I think even in the 80’s US culture has charmed many in the world, from Movies to fast food and the whole multi screen cinema and shopping malls, and then there’s the National Parks!!! Their suburban and city life was always like a more glamorous big brother. I for one wanted to live in the USA as a teen, but over time have seen the negative consequences of these cultural imports and the poisonous reality for many of making a living in the USA.
If you ever visit and talk to real Americans they are so different to what you see in the movies or on the news, they are just life us, in the main, funny that…

Claire D
Claire D
3 years ago

Interesting article, thank you.
What an adventure to be living in Poland.

Last edited 3 years ago by Claire D
Richard Riheed
Richard Riheed
3 years ago
Reply to  Claire D

I like your writing, Ben.

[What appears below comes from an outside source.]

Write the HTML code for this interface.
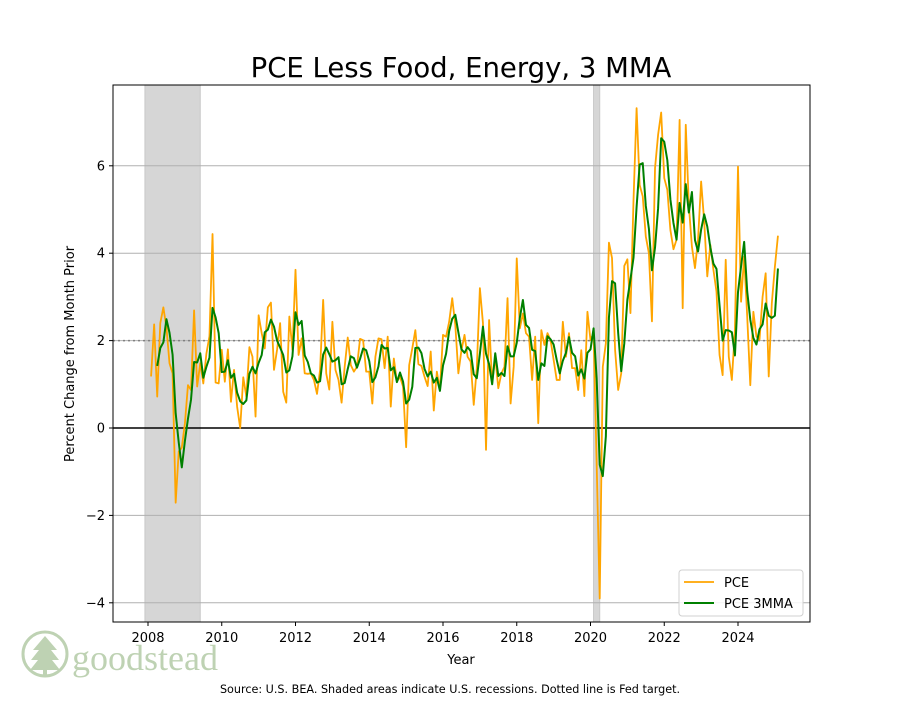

Have visited Poland 2 or 3 times for work, and would love to learn more so look forward to reading more from you.

yp54797wxn
yp54797wxn
3 years ago

“But a newcomer to a country should not dictate how it should be run, as if there is a single means of ordering societies and their enlightened perspective transcends that of their hosts.”
I wish someone would explain that to Representative Ilhan Omar, a most singular ingrate.

David McDowell
David McDowell
3 years ago
Reply to  yp54797wxn

What about our own dear Yasmin Alibaba-Brown?

Terence Fitch
Terence Fitch
3 years ago

Partly news agendas. The US is clearly important and the middle east conflicts but beyond that woke news frequently focuses on trivial woke identity issues and race. Hardly ever focusing on countries in Europe in any depth.

Matt Deacalion
Matt Deacalion
3 years ago

Last edited 3 years ago by Matt Deacalion
Lee Jones
Lee Jones
3 years ago

Your, good, article was much enhanced by your understanding of the concept of humility, a concept so much out of fashion most journalists would need to check its meaning.

chris sullivan
chris sullivan
3 years ago
Reply to  Lee Jones

True! Humility being the opposite of arrogance. Methinks it is human arrogance that is the root cause of ALL the problems that now beset humanity……………………….And we do get to see rather much of it on Unherd ………………

chris sullivan
chris sullivan
3 years ago

Thanks Ben – this essay should should be mandatory for Journalism 101 as a yardstick. Also i am very interested in where the Poles are at given their very tough and difficult history.

Drahcir Nevarc
Drahcir Nevarc
3 years ago

“Imagine you were lodging in someone else’s house. You would not walk in and start vocally criticising their interior decoration.”
This is why I feel utter disdain for fellow immigrants who lecture our hosts.